> [Work to do]
Below this line is the material. Write out only its lines from the one containing "Clone this diagram in TikZ." through the one containing "(t1) at (172.4,244.7)", both kept, exactly.

=======

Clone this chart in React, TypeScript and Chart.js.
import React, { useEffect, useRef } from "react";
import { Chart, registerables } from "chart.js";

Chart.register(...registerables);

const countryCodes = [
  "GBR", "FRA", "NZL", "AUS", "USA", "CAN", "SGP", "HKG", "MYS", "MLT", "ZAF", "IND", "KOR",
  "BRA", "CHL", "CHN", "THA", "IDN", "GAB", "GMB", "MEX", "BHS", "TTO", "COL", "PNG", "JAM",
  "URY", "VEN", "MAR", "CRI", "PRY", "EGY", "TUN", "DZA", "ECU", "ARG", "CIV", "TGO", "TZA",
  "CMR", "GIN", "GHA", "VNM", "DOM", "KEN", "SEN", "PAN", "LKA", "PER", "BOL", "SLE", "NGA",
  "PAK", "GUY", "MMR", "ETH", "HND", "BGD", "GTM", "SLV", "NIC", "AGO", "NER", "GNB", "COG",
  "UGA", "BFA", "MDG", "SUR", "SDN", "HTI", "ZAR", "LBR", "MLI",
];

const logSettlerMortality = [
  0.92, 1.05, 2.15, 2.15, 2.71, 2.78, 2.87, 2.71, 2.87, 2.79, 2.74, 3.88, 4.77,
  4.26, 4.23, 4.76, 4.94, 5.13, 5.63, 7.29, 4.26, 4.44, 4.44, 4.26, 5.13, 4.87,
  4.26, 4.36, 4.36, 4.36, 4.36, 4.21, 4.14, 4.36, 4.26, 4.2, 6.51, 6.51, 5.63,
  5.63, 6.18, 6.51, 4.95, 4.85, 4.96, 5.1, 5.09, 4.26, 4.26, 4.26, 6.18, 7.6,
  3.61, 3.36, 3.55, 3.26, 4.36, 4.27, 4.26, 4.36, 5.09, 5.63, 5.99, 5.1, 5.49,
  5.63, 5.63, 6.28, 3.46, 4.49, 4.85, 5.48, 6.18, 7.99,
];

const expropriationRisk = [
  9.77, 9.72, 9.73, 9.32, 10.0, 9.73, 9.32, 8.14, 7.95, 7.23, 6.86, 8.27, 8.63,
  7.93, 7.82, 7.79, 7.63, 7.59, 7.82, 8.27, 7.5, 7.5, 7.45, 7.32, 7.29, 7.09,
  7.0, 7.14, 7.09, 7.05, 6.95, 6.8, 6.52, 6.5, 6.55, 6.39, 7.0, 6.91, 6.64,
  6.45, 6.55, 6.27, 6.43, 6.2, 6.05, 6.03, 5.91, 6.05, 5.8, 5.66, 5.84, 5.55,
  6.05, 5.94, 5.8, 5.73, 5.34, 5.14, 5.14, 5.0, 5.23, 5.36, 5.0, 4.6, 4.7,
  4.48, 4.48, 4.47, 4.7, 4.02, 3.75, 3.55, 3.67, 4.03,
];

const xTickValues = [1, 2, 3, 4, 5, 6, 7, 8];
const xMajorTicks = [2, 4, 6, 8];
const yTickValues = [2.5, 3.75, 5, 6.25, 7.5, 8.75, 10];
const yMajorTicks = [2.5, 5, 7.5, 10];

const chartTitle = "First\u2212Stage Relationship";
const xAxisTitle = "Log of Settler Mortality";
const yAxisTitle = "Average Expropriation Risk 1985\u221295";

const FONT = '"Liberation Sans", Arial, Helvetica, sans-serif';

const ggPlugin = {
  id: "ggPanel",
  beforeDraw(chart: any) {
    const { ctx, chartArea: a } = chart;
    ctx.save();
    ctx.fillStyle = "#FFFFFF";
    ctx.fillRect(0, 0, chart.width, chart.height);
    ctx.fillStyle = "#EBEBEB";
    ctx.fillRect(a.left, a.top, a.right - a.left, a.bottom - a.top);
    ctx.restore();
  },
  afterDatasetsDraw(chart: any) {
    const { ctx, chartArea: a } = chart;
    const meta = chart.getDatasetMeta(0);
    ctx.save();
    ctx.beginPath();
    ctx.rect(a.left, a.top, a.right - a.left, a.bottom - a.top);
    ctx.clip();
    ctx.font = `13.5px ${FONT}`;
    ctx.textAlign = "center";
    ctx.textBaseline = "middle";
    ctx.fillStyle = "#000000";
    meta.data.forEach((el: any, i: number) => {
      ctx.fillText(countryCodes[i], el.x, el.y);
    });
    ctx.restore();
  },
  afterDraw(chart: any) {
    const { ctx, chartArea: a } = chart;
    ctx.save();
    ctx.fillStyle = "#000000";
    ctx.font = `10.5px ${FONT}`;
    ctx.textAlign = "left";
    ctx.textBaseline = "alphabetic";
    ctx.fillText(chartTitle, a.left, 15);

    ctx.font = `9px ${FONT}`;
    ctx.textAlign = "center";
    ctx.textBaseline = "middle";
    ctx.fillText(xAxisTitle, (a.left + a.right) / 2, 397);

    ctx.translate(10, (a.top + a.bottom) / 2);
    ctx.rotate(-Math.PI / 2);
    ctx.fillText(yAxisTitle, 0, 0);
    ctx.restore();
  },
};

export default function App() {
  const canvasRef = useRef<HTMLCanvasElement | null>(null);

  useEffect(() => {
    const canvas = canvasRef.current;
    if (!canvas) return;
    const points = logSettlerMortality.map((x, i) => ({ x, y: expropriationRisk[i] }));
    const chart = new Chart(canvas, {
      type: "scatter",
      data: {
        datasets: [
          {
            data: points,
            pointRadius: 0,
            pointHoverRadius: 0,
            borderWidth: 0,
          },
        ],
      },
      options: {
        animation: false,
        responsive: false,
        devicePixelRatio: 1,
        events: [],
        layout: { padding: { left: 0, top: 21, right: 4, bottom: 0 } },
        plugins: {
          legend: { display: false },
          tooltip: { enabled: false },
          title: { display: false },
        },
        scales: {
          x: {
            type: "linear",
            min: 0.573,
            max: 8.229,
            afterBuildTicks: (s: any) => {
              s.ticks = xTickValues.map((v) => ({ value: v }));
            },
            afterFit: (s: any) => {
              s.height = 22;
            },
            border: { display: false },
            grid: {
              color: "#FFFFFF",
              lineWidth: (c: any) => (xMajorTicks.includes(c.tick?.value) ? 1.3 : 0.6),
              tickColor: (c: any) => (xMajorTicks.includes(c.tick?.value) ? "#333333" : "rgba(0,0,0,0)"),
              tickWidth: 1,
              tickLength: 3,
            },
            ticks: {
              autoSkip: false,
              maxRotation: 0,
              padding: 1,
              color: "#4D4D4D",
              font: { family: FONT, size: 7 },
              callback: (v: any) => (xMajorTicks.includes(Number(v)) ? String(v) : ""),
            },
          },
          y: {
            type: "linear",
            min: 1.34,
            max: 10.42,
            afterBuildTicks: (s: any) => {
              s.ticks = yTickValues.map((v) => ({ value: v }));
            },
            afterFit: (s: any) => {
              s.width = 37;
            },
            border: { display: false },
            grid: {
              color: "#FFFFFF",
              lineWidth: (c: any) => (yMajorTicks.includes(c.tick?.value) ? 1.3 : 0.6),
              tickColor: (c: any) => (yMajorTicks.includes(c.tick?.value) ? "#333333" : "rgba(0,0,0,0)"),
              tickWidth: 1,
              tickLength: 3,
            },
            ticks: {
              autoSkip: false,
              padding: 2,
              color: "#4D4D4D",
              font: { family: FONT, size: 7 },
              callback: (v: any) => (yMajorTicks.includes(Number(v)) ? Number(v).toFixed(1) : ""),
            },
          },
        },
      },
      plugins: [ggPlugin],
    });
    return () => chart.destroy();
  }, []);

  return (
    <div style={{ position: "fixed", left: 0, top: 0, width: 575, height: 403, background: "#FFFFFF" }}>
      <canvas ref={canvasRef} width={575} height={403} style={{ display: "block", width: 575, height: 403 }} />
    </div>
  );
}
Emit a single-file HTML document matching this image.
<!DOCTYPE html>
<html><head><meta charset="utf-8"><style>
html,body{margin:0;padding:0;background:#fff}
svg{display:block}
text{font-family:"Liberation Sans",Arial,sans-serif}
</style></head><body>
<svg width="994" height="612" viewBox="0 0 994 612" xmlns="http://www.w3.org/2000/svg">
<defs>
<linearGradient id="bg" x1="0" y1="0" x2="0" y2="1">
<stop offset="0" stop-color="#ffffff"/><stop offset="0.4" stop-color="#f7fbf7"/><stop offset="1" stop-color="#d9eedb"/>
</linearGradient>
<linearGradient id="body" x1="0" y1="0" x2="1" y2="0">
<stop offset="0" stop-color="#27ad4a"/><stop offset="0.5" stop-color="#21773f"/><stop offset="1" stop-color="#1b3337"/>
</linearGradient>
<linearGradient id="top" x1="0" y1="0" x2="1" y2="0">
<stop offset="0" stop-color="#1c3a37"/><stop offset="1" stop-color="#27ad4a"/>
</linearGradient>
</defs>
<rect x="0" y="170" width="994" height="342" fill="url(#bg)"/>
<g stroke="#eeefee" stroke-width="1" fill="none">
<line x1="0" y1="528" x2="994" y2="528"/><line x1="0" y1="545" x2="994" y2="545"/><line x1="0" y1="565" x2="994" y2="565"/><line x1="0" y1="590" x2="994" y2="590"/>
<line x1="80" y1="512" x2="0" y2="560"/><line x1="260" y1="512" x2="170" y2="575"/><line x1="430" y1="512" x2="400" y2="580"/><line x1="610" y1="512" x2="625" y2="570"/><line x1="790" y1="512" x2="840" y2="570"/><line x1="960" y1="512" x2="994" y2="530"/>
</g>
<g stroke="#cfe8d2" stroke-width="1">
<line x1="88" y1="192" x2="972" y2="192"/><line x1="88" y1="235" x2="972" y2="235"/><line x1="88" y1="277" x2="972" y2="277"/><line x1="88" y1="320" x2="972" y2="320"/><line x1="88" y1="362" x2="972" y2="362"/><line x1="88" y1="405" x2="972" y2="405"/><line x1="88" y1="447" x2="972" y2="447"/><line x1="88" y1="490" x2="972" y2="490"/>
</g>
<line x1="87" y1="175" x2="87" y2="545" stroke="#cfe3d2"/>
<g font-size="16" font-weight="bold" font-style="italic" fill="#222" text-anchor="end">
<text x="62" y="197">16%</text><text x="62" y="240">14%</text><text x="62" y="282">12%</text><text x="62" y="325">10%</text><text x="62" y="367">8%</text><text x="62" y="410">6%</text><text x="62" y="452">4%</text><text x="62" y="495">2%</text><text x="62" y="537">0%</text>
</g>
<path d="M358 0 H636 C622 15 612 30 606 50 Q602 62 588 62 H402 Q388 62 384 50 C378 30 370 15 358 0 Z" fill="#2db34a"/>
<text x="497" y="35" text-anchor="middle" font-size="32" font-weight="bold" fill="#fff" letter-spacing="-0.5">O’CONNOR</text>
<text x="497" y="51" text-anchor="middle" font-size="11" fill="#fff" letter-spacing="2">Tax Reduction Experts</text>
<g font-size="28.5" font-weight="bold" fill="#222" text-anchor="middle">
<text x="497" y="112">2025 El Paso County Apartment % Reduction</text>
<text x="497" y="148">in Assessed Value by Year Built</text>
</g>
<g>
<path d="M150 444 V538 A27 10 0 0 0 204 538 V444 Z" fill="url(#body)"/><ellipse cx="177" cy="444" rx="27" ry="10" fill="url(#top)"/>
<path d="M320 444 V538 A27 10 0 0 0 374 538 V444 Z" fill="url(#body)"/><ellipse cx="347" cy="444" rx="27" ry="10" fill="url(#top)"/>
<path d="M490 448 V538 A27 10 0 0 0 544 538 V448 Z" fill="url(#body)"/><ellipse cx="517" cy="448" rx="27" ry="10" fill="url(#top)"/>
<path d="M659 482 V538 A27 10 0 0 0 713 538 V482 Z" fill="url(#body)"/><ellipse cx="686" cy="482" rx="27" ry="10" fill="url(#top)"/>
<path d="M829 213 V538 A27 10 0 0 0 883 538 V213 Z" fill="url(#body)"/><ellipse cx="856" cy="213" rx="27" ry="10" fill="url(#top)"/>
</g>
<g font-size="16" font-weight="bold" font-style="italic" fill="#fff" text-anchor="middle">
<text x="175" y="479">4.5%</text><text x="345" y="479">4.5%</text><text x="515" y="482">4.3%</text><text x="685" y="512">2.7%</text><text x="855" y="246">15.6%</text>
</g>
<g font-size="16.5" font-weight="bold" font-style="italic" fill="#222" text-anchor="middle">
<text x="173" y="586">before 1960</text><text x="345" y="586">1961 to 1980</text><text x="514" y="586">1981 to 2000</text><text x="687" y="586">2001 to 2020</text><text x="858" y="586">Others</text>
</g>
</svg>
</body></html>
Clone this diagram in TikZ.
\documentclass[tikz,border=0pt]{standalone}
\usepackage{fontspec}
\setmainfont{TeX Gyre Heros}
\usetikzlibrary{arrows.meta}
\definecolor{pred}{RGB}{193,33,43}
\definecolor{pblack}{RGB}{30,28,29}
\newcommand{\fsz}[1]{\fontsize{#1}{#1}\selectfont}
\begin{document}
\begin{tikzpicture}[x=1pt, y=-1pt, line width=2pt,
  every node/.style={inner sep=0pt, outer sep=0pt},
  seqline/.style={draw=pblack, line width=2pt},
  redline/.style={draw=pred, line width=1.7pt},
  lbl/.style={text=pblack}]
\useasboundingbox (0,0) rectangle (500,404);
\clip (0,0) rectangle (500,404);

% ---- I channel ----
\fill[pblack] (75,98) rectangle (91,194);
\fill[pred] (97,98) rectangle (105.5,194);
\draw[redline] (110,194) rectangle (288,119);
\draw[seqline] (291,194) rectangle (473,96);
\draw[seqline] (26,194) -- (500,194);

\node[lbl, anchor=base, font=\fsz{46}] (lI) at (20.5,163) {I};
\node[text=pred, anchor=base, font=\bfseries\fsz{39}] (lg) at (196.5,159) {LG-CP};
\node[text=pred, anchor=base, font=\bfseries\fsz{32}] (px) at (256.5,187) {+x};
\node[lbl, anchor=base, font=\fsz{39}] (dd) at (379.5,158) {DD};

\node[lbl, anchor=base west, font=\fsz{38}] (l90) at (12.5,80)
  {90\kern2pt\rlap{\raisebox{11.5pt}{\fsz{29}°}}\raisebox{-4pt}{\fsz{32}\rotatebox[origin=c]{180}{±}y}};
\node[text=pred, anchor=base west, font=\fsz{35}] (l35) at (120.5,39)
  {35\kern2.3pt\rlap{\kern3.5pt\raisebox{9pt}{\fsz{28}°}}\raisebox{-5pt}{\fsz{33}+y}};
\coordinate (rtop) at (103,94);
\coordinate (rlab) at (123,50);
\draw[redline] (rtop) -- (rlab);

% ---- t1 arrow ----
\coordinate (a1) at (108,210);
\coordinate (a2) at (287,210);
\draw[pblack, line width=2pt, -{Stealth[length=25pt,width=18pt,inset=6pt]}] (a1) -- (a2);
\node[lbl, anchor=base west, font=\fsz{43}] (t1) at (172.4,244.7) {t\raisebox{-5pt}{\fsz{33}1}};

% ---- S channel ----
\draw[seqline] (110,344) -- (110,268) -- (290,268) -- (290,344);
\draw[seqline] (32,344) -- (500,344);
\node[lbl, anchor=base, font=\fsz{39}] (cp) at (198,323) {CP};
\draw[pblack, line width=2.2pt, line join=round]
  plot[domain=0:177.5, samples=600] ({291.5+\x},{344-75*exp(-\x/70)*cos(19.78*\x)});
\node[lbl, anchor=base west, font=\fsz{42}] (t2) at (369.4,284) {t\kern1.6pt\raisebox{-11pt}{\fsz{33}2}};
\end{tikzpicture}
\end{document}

=======

> [Right answer]
Clone this diagram in TikZ.
\documentclass[tikz,border=0pt]{standalone}
\usepackage{fontspec}
\setmainfont{TeX Gyre Heros}
\usetikzlibrary{arrows.meta}
\definecolor{pred}{RGB}{193,33,43}
\definecolor{pblack}{RGB}{30,28,29}
\newcommand{\fsz}[1]{\fontsize{#1}{#1}\selectfont}
\begin{document}
\begin{tikzpicture}[x=1pt, y=-1pt, line width=2pt,
  every node/.style={inner sep=0pt, outer sep=0pt},
  seqline/.style={draw=pblack, line width=2pt},
  redline/.style={draw=pred, line width=1.7pt},
  lbl/.style={text=pblack}]
\useasboundingbox (0,0) rectangle (500,404);
\clip (0,0) rectangle (500,404);

% ---- I channel ----
\fill[pblack] (75,98) rectangle (91,194);
\fill[pred] (97,98) rectangle (105.5,194);
\draw[redline] (110,194) rectangle (288,119);
\draw[seqline] (291,194) rectangle (473,96);
\draw[seqline] (26,194) -- (500,194);

\node[lbl, anchor=base, font=\fsz{46}] (lI) at (20.5,163) {I};
\node[text=pred, anchor=base, font=\bfseries\fsz{39}] (lg) at (196.5,159) {LG-CP};
\node[text=pred, anchor=base, font=\bfseries\fsz{32}] (px) at (256.5,187) {+x};
\node[lbl, anchor=base, font=\fsz{39}] (dd) at (379.5,158) {DD};

\node[lbl, anchor=base west, font=\fsz{38}] (l90) at (12.5,80)
  {90\kern2pt\rlap{\raisebox{11.5pt}{\fsz{29}°}}\raisebox{-4pt}{\fsz{32}\rotatebox[origin=c]{180}{±}y}};
\node[text=pred, anchor=base west, font=\fsz{35}] (l35) at (120.5,39)
  {35\kern2.3pt\rlap{\kern3.5pt\raisebox{9pt}{\fsz{28}°}}\raisebox{-5pt}{\fsz{33}+y}};
\coordinate (rtop) at (103,94);
\coordinate (rlab) at (123,50);
\draw[redline] (rtop) -- (rlab);

% ---- t1 arrow ----
\coordinate (a1) at (108,210);
\coordinate (a2) at (287,210);
\draw[pblack, line width=2pt, -{Stealth[length=25pt,width=18pt,inset=6pt]}] (a1) -- (a2);
\node[lbl, anchor=base west, font=\fsz{43}] (t1) at (172.4,244.7) {t\raisebox{-5pt}{\fsz{33}1}};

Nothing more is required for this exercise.